Laman

Rabu, 08 Juli 2020

Sejarah Lombok (32): Sejarah Awal Moda Transportasi di Pulau Lombok; Pelabuhan, Jalan, Kereta Api dan Lapangan Terbang


*Untuk melihat semua artikel Sejarah Lombok dalam blog ini Klik Disini

Satu hal yang penting dalam sejarah kota-kota atau tempat-tempat penting di Indonesia adalah soal moda transportasi. Pertumbuhan dan perkembangan transportasi mengiringi sejarah itu sendiri. Namun sangat jarang sejarawan memperhatikan dan menulis moda transpoertasi tersebut. Tentu saja sejarah moda transportasi di pulau Lombok luput dari perhatian. Padahal liputan sejarah akan membantu secara kontekstual bagi pengambil kebijakan sehubungan dengan usulan-usulan perencanaan pembangunan pada masa kini.

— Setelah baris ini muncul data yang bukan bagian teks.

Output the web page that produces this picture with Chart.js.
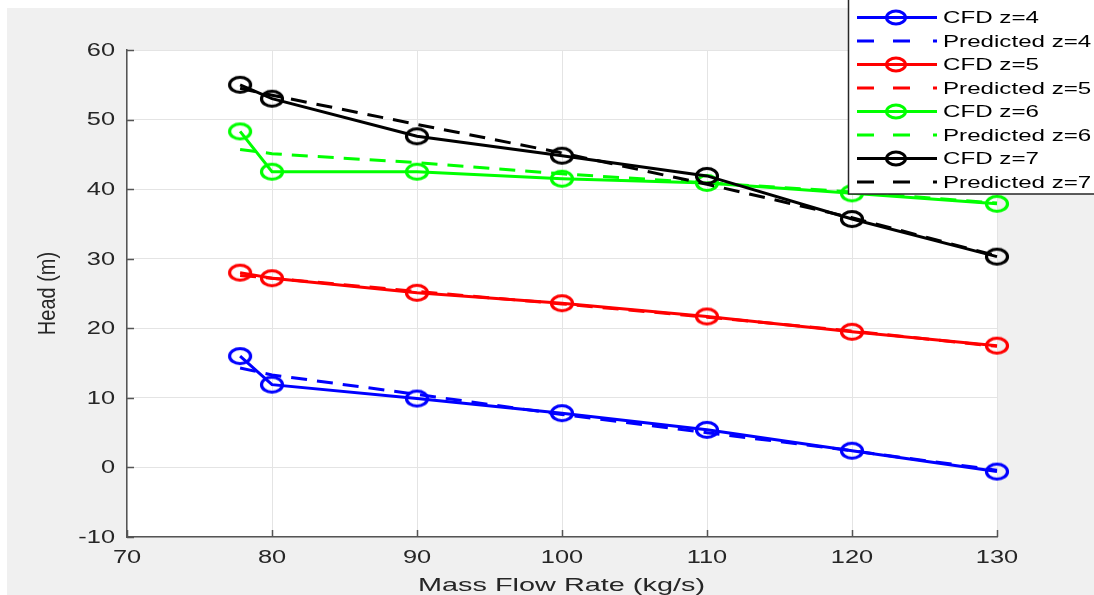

Moda transportasi kereta Api di Lombok (Peta 1940)
Moda transportasi kuno, pelabuhan dan jalan raya di pulau Lombok seumur dengan sejarah (pulau) Lombok. Cornelis de Houtman, pimpinan ekspedisi Belanda pertama tahun 1597 telah mencatat keberadaan pelabuhan Lombok di teluk yang berada di timur pulaunya penduduk Sasak. Tentu saja Cornelis de Houtman tidak memmbayangkan suatu jenis moda transportasi lainnya di pulau Lombok di masa yang akan datang akan muncul. Setelah populernya moda transportasi kereta api di Eropa, cabang Pemerintah Hindia Belanda di Lombok mengusulkan pentingnya moda transportasi dibangun di Lombok. Demikian juga ketika pesawat sudah meretas udara Hindia Belanda, pendaratan pesawat di Lombok juga dilakukan, tidak di daratan, tetapi dilakukan di perairan pantai Ampenan.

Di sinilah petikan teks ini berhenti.